After everyone changes and their glam squads are dispersed, they meet their tour guide, Manolo. Okay, I don’t want to blow up this dude’s Trip Advisor, but Manolo Non-Blahnik didn’t give them a tour or really guide them anywhere. He just showed up twice, hugged the ladies, played some guitar, and then pawned them off on someone else; in this case, it was Mimo, the owner of Tablao de Carmen, the flamenco dancing meat hall where the ladies would be performing this evening.

After her letting go, Erika’s situation keeps coming up in conversation. On the bus on the way to dinner, Kyle says that she is always signing whatever her husband tells her, and Erika says, “That’s how I got into trouble, Kyle,” and don’t we know it? When they’re eating dinner, they’re discussing what they like most about the trip, and Erika says that she could finally relax around the women and mentions last season’s disastrous Aspen trip. Garcelle tells her she can finally see how deeply their behavior affected Erika and Sutton offers a toast to her and her Vegas residency, but adds in a dig that not everyone got the elaborate invites that everyone else got, or an invite at all for that matter. Sutton lets the mouse go with one hand and scoops it back up with the other.

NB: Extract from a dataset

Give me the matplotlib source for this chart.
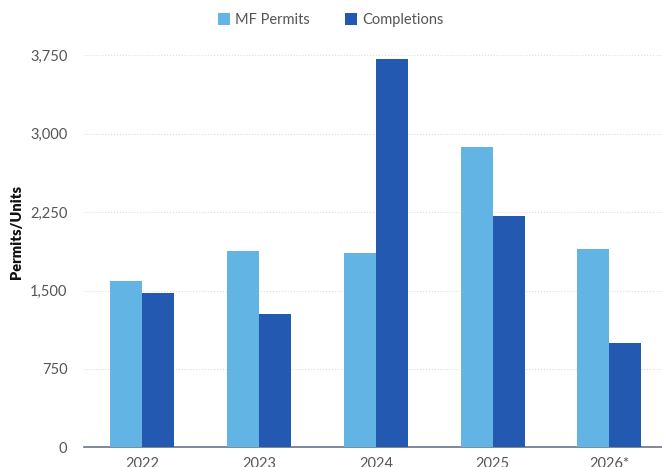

But Sutton is right; the women seem to be getting over their problems with each other, they seem to be getting along, and they seem to be having fun when Sutton isn’t running an itinerary tighter than renowned top Andy Cohen’s booty hole. (Too far? Probably. True? For sure.) Their flamenco dance, while rudimentary, was nice because at least it brought them all together.

Back in the States, Dorit goes over to Kyle’s house. What Kyle hasn’t told her, hasn’t told anyone, is she isn’t sure whether or not her marriage is going to make it. This seems like producing after the fact, like the news of the separation leaked to the press, the producers found out and called Kyle back in to finally talk about it on camera. This is when she should have been talking about it. Dorit is literally there to ask about her marriage, and Kyle can’t muster even one, “I don’t know if we’re going to make it.”

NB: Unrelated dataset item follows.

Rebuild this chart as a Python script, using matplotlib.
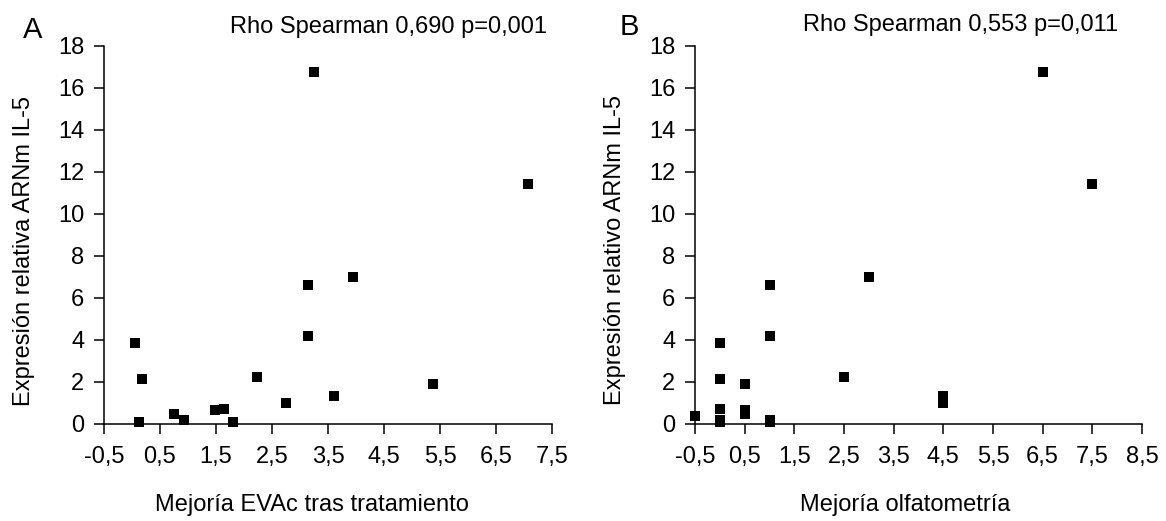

This is what the show is for, to talk about whether they will make it. She might not even know, but we all know that if Kyle was dragging her sister and Brandi Glanville into her bedroom to talk about Denise Richards dipping in the lady pond, then she sure as hell better be dissecting her marriage problems right here on our television screens.

Nothing is more relatable than having a spouse who is too busy with work to make their partner feel like a priority. Nothing is more relatable than telling a spouse you feel the relationship is in trouble and they’re not doing nearly enough. Nothing is more relatable than when they take over your favorite room in your sprawling house as their office, and then you’re stuck talking to your rich friends in your formal living room. That’s why we love Kyle. Salt of the earth, that one.

In that moment, I hope she thought about her flowers; I hope she thought of her friend and her sisters and her man, each one a petal, each one a bloom. And as they get farther and farther away from her, she can’t care anymore, even though she still does. The ache is in her heart and it will never disappear until the blood stops flowing through it. She watched those flowers as they sailed into the ocean, trying to see the little blips of white on the horizon as far as she could, hoping that she could draw them closer, maybe draw herself close, her old self, the one that still cares. And when those blips stop, she turns back to face her friends to paint on her smile, feeling that all of her blooms are sinking somewhere off in the distance.